--- WHAT IS EXPECTED ---
Give only the number of lines that contain the word "with".

>>

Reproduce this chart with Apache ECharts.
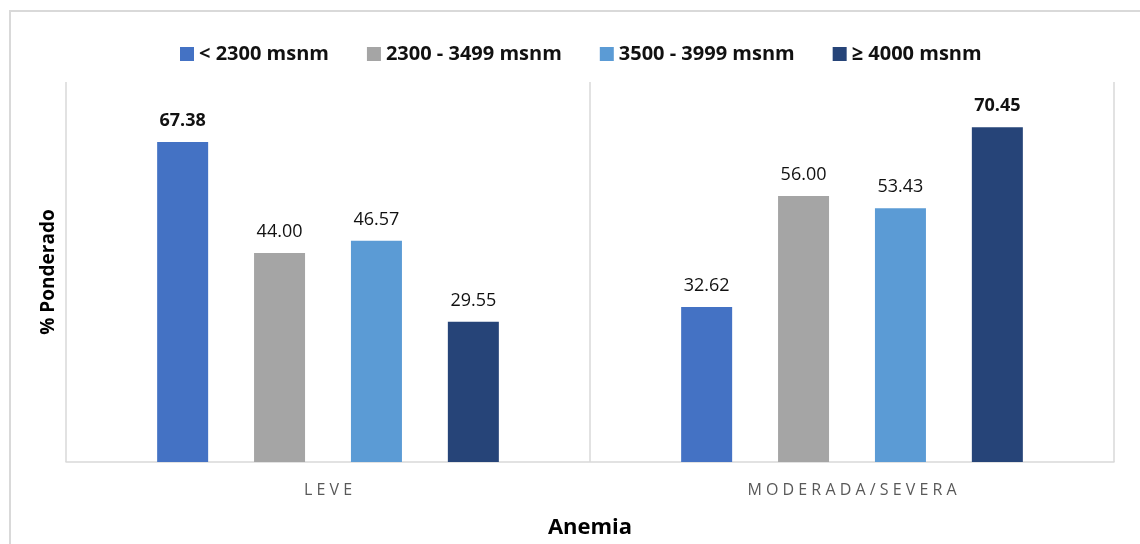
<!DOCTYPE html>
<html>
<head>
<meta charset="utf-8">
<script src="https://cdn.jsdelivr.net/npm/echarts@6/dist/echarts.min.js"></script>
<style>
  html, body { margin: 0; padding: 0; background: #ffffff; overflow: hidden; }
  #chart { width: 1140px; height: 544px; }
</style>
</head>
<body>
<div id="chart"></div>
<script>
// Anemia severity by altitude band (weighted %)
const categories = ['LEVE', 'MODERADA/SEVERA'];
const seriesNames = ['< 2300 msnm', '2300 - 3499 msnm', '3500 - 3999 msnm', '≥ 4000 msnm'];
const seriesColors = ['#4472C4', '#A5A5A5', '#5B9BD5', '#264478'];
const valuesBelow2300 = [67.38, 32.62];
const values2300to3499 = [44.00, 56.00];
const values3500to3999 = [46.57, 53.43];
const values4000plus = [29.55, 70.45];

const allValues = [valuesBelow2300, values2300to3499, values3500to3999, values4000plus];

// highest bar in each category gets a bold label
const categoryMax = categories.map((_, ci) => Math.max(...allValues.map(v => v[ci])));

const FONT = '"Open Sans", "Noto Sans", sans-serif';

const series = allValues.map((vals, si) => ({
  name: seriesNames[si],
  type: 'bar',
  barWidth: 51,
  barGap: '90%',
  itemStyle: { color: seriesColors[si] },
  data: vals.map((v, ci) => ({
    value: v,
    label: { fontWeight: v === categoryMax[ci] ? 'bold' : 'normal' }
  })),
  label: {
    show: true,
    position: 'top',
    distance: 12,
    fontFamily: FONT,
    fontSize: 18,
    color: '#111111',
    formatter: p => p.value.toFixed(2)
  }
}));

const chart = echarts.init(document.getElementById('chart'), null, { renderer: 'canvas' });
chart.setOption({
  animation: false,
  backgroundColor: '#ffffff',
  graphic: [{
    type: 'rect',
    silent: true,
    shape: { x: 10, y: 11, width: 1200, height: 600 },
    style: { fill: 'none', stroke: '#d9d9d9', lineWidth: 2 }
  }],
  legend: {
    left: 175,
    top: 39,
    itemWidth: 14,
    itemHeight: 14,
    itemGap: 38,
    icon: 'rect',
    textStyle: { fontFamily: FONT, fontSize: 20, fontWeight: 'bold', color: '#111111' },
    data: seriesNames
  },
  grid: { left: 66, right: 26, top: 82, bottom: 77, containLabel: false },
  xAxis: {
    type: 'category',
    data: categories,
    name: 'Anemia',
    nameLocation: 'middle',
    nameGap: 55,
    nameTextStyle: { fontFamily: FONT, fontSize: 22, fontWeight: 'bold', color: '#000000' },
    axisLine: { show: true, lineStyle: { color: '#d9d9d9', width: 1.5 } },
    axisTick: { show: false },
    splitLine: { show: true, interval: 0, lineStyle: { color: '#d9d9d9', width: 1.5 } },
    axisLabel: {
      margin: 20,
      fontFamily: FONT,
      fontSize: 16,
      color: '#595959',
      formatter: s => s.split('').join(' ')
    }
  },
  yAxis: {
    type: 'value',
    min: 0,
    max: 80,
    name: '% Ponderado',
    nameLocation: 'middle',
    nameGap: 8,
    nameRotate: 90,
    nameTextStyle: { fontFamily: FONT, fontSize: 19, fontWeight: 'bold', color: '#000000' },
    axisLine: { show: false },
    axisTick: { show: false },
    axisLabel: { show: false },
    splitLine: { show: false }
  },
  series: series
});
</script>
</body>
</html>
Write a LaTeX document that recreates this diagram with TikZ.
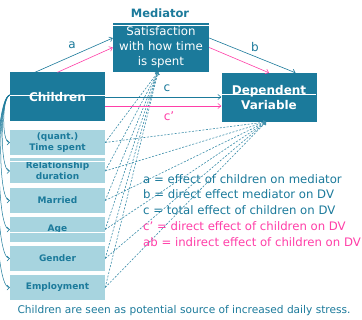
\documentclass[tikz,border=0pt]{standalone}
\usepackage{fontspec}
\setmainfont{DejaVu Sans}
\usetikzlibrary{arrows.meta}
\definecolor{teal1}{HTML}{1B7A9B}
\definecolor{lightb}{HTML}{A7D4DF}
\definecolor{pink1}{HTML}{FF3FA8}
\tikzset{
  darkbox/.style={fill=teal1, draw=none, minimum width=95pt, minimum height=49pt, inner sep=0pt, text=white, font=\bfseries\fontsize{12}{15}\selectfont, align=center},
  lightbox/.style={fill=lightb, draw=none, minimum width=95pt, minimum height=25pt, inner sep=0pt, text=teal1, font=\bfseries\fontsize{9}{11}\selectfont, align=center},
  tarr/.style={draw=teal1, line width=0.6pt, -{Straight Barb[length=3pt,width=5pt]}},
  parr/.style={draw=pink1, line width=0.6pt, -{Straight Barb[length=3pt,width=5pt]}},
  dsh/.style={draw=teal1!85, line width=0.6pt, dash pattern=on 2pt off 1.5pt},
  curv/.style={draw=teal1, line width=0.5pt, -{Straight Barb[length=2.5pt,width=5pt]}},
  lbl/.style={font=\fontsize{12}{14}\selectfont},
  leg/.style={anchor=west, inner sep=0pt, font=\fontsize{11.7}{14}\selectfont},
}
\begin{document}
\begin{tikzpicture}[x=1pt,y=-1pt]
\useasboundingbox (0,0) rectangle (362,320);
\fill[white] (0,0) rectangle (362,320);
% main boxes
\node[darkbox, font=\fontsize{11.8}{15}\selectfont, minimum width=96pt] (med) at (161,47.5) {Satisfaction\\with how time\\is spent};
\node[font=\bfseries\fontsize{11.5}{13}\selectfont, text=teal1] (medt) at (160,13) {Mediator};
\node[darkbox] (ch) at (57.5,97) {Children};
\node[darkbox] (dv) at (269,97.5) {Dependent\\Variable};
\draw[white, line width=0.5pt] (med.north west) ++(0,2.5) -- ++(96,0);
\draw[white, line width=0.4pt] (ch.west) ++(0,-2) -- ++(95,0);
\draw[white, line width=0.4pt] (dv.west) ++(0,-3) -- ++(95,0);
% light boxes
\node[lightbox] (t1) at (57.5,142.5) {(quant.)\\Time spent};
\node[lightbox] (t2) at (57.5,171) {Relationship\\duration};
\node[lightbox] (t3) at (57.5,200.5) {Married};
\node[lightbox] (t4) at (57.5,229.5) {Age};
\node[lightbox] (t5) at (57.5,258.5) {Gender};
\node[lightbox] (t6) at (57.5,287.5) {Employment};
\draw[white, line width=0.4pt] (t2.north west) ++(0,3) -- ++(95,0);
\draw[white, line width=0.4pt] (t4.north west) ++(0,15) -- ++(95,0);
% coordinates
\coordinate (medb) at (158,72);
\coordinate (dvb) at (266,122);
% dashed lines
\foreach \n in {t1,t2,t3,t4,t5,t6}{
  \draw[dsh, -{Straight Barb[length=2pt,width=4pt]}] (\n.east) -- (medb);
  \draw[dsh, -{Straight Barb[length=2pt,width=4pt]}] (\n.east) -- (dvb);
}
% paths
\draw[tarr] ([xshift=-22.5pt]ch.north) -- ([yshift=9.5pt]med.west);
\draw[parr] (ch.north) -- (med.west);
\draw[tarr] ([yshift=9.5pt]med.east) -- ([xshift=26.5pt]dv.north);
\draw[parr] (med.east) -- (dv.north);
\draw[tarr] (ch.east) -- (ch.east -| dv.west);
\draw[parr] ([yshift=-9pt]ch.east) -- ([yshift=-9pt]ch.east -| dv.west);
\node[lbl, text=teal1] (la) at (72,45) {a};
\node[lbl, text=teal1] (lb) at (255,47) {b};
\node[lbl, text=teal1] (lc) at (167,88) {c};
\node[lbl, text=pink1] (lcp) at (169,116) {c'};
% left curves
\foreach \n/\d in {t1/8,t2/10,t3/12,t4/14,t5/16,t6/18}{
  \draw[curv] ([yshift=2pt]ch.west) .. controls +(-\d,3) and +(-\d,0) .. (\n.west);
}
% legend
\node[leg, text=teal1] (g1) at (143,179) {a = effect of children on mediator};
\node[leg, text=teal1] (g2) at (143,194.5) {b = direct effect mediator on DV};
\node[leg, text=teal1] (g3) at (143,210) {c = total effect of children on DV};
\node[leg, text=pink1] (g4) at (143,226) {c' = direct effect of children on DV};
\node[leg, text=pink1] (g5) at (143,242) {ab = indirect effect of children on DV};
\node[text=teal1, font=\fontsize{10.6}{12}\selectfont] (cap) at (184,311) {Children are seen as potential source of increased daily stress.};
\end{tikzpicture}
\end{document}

<<

--- WRITTEN RESPONSE ---
3